--- Begin ---
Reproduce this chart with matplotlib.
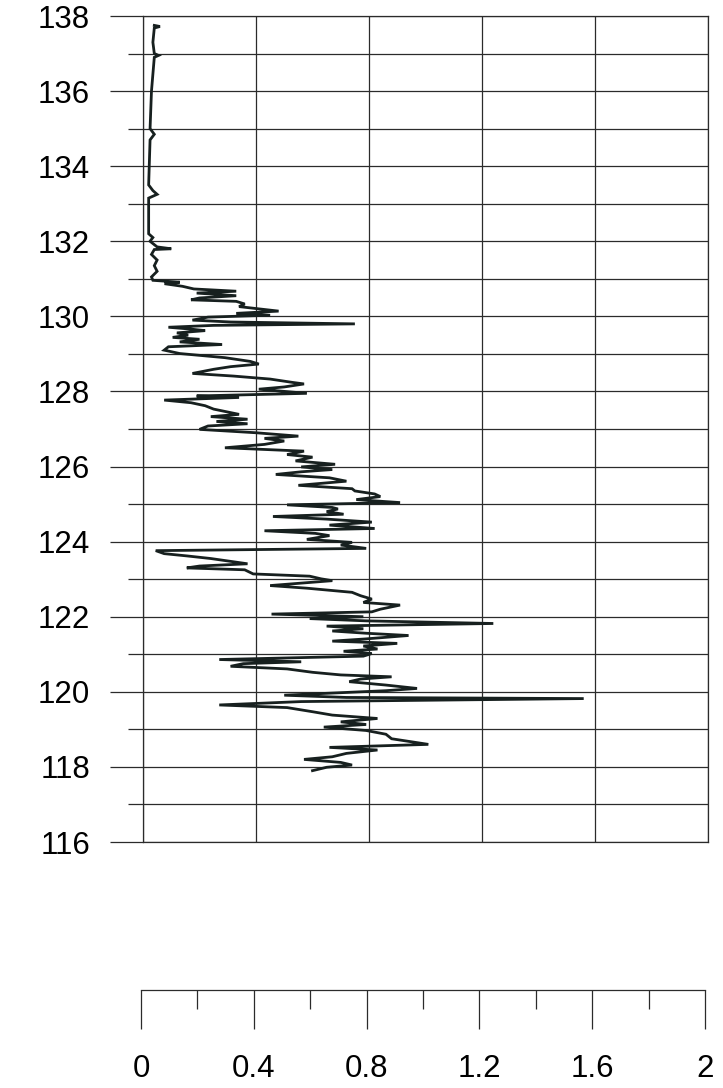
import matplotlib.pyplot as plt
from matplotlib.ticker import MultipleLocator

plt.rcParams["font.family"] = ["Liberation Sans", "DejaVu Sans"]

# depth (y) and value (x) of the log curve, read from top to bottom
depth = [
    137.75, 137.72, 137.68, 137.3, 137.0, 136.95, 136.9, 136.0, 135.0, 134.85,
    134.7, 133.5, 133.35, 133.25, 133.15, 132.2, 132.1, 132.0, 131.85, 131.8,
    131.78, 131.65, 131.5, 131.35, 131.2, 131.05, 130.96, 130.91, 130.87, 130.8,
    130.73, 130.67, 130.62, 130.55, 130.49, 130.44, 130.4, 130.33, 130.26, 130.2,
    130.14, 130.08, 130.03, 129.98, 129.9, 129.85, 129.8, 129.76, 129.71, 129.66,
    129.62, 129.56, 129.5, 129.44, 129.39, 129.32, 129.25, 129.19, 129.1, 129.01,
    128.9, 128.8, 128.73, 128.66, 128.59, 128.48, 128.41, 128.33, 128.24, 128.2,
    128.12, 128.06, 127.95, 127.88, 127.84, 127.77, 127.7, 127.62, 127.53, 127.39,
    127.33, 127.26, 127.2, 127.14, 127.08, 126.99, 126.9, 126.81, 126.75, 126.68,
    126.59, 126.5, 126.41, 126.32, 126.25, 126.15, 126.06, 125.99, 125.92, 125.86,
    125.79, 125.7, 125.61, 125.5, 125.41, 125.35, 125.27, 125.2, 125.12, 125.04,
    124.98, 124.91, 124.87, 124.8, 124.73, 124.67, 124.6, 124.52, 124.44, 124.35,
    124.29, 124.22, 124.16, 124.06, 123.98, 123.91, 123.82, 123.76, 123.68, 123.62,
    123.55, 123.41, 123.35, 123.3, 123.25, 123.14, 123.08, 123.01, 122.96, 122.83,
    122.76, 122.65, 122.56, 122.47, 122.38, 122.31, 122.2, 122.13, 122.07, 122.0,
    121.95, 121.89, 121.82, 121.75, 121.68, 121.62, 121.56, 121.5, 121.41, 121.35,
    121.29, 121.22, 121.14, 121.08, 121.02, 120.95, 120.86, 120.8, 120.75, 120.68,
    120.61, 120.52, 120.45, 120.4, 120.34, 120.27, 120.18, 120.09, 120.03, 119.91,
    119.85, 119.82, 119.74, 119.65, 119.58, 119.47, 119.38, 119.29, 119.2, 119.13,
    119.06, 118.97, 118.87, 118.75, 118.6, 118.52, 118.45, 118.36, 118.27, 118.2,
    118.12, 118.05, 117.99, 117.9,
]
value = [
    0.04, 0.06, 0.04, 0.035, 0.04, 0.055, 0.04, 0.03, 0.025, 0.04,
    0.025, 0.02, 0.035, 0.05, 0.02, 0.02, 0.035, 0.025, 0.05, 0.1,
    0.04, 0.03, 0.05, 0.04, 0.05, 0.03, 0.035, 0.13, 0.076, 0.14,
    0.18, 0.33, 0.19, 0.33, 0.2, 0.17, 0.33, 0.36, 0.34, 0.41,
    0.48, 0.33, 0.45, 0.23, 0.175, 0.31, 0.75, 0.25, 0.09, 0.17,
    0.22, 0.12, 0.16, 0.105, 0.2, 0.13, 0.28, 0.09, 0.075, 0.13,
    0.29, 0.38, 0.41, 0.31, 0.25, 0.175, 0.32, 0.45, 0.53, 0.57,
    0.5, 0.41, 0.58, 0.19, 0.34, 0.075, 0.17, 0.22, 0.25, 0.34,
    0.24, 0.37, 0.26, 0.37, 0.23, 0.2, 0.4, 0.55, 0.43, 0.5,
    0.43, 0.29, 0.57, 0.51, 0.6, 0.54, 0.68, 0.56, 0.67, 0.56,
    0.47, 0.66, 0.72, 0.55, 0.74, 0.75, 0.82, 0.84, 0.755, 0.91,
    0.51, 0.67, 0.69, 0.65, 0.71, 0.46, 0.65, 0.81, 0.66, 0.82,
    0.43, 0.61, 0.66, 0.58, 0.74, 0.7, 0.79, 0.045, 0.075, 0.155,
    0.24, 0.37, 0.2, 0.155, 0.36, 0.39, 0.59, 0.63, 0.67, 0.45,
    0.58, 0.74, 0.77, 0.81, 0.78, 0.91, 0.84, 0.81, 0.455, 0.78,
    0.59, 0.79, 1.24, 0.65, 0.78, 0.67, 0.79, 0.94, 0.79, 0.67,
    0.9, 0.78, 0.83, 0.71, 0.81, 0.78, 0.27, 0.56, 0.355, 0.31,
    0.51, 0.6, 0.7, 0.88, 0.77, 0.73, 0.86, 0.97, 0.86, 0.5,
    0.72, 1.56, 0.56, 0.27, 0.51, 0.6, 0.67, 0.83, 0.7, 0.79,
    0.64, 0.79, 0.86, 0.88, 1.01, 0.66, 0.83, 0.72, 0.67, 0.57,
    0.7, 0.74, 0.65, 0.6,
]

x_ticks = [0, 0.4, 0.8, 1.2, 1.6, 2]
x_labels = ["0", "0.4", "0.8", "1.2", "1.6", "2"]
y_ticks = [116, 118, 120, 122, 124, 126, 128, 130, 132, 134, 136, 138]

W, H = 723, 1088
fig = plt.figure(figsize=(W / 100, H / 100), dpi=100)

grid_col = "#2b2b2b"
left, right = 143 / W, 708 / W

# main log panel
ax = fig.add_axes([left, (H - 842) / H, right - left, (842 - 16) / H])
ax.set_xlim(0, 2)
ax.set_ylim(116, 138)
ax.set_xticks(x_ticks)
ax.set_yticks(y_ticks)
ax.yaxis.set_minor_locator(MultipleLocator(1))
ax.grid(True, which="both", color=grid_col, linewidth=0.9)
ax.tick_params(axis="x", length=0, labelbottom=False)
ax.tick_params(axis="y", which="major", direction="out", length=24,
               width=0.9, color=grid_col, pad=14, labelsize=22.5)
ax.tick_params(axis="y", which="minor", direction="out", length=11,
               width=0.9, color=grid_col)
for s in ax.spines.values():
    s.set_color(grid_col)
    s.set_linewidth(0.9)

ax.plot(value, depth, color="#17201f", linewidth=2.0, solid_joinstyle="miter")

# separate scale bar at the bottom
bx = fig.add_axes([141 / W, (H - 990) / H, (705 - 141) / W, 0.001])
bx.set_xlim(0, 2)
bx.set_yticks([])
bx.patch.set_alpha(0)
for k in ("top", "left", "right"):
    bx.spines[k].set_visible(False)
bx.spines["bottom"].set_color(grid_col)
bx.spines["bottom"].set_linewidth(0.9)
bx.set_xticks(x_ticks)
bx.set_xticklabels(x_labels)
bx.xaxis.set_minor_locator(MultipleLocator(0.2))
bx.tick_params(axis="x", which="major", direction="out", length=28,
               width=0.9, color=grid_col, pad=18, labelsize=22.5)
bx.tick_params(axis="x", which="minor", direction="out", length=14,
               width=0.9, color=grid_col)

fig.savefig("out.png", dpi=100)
--- End ---
Work instructions: Could you repeat all of the material exactly? Pictures should not be copied.

Response for this exercise:
Reproduce this chart with matplotlib.
import matplotlib.pyplot as plt
from matplotlib.ticker import MultipleLocator

plt.rcParams["font.family"] = ["Liberation Sans", "DejaVu Sans"]

# depth (y) and value (x) of the log curve, read from top to bottom
depth = [
    137.75, 137.72, 137.68, 137.3, 137.0, 136.95, 136.9, 136.0, 135.0, 134.85,
    134.7, 133.5, 133.35, 133.25, 133.15, 132.2, 132.1, 132.0, 131.85, 131.8,
    131.78, 131.65, 131.5, 131.35, 131.2, 131.05, 130.96, 130.91, 130.87, 130.8,
    130.73, 130.67, 130.62, 130.55, 130.49, 130.44, 130.4, 130.33, 130.26, 130.2,
    130.14, 130.08, 130.03, 129.98, 129.9, 129.85, 129.8, 129.76, 129.71, 129.66,
    129.62, 129.56, 129.5, 129.44, 129.39, 129.32, 129.25, 129.19, 129.1, 129.01,
    128.9, 128.8, 128.73, 128.66, 128.59, 128.48, 128.41, 128.33, 128.24, 128.2,
    128.12, 128.06, 127.95, 127.88, 127.84, 127.77, 127.7, 127.62, 127.53, 127.39,
    127.33, 127.26, 127.2, 127.14, 127.08, 126.99, 126.9, 126.81, 126.75, 126.68,
    126.59, 126.5, 126.41, 126.32, 126.25, 126.15, 126.06, 125.99, 125.92, 125.86,
    125.79, 125.7, 125.61, 125.5, 125.41, 125.35, 125.27, 125.2, 125.12, 125.04,
    124.98, 124.91, 124.87, 124.8, 124.73, 124.67, 124.6, 124.52, 124.44, 124.35,
    124.29, 124.22, 124.16, 124.06, 123.98, 123.91, 123.82, 123.76, 123.68, 123.62,
    123.55, 123.41, 123.35, 123.3, 123.25, 123.14, 123.08, 123.01, 122.96, 122.83,
    122.76, 122.65, 122.56, 122.47, 122.38, 122.31, 122.2, 122.13, 122.07, 122.0,
    121.95, 121.89, 121.82, 121.75, 121.68, 121.62, 121.56, 121.5, 121.41, 121.35,
    121.29, 121.22, 121.14, 121.08, 121.02, 120.95, 120.86, 120.8, 120.75, 120.68,
    120.61, 120.52, 120.45, 120.4, 120.34, 120.27, 120.18, 120.09, 120.03, 119.91,
    119.85, 119.82, 119.74, 119.65, 119.58, 119.47, 119.38, 119.29, 119.2, 119.13,
    119.06, 118.97, 118.87, 118.75, 118.6, 118.52, 118.45, 118.36, 118.27, 118.2,
    118.12, 118.05, 117.99, 117.9,
]
value = [
    0.04, 0.06, 0.04, 0.035, 0.04, 0.055, 0.04, 0.03, 0.025, 0.04,
    0.025, 0.02, 0.035, 0.05, 0.02, 0.02, 0.035, 0.025, 0.05, 0.1,
    0.04, 0.03, 0.05, 0.04, 0.05, 0.03, 0.035, 0.13, 0.076, 0.14,
    0.18, 0.33, 0.19, 0.33, 0.2, 0.17, 0.33, 0.36, 0.34, 0.41,
    0.48, 0.33, 0.45, 0.23, 0.175, 0.31, 0.75, 0.25, 0.09, 0.17,
    0.22, 0.12, 0.16, 0.105, 0.2, 0.13, 0.28, 0.09, 0.075, 0.13,
    0.29, 0.38, 0.41, 0.31, 0.25, 0.175, 0.32, 0.45, 0.53, 0.57,
    0.5, 0.41, 0.58, 0.19, 0.34, 0.075, 0.17, 0.22, 0.25, 0.34,
    0.24, 0.37, 0.26, 0.37, 0.23, 0.2, 0.4, 0.55, 0.43, 0.5,
    0.43, 0.29, 0.57, 0.51, 0.6, 0.54, 0.68, 0.56, 0.67, 0.56,
    0.47, 0.66, 0.72, 0.55, 0.74, 0.75, 0.82, 0.84, 0.755, 0.91,
    0.51, 0.67, 0.69, 0.65, 0.71, 0.46, 0.65, 0.81, 0.66, 0.82,
    0.43, 0.61, 0.66, 0.58, 0.74, 0.7, 0.79, 0.045, 0.075, 0.155,
    0.24, 0.37, 0.2, 0.155, 0.36, 0.39, 0.59, 0.63, 0.67, 0.45,
    0.58, 0.74, 0.77, 0.81, 0.78, 0.91, 0.84, 0.81, 0.455, 0.78,
    0.59, 0.79, 1.24, 0.65, 0.78, 0.67, 0.79, 0.94, 0.79, 0.67,
    0.9, 0.78, 0.83, 0.71, 0.81, 0.78, 0.27, 0.56, 0.355, 0.31,
    0.51, 0.6, 0.7, 0.88, 0.77, 0.73, 0.86, 0.97, 0.86, 0.5,
    0.72, 1.56, 0.56, 0.27, 0.51, 0.6, 0.67, 0.83, 0.7, 0.79,
    0.64, 0.79, 0.86, 0.88, 1.01, 0.66, 0.83, 0.72, 0.67, 0.57,
    0.7, 0.74, 0.65, 0.6,
]

x_ticks = [0, 0.4, 0.8, 1.2, 1.6, 2]
x_labels = ["0", "0.4", "0.8", "1.2", "1.6", "2"]
y_ticks = [116, 118, 120, 122, 124, 126, 128, 130, 132, 134, 136, 138]

W, H = 723, 1088
fig = plt.figure(figsize=(W / 100, H / 100), dpi=100)

grid_col = "#2b2b2b"
left, right = 143 / W, 708 / W

# main log panel
ax = fig.add_axes([left, (H - 842) / H, right - left, (842 - 16) / H])
ax.set_xlim(0, 2)
ax.set_ylim(116, 138)
ax.set_xticks(x_ticks)
ax.set_yticks(y_ticks)
ax.yaxis.set_minor_locator(MultipleLocator(1))
ax.grid(True, which="both", color=grid_col, linewidth=0.9)
ax.tick_params(axis="x", length=0, labelbottom=False)
ax.tick_params(axis="y", which="major", direction="out", length=24,
               width=0.9, color=grid_col, pad=14, labelsize=22.5)
ax.tick_params(axis="y", which="minor", direction="out", length=11,
               width=0.9, color=grid_col)
for s in ax.spines.values():
    s.set_color(grid_col)
    s.set_linewidth(0.9)

ax.plot(value, depth, color="#17201f", linewidth=2.0, solid_joinstyle="miter")

# separate scale bar at the bottom
bx = fig.add_axes([141 / W, (H - 990) / H, (705 - 141) / W, 0.001])
bx.set_xlim(0, 2)
bx.set_yticks([])
bx.patch.set_alpha(0)
for k in ("top", "left", "right"):
    bx.spines[k].set_visible(False)
bx.spines["bottom"].set_color(grid_col)
bx.spines["bottom"].set_linewidth(0.9)
bx.set_xticks(x_ticks)
bx.set_xticklabels(x_labels)
bx.xaxis.set_minor_locator(MultipleLocator(0.2))
bx.tick_params(axis="x", which="major", direction="out", length=28,
               width=0.9, color=grid_col, pad=18, labelsize=22.5)
bx.tick_params(axis="x", which="minor", direction="out", length=14,
               width=0.9, color=grid_col)

fig.savefig("out.png", dpi=100)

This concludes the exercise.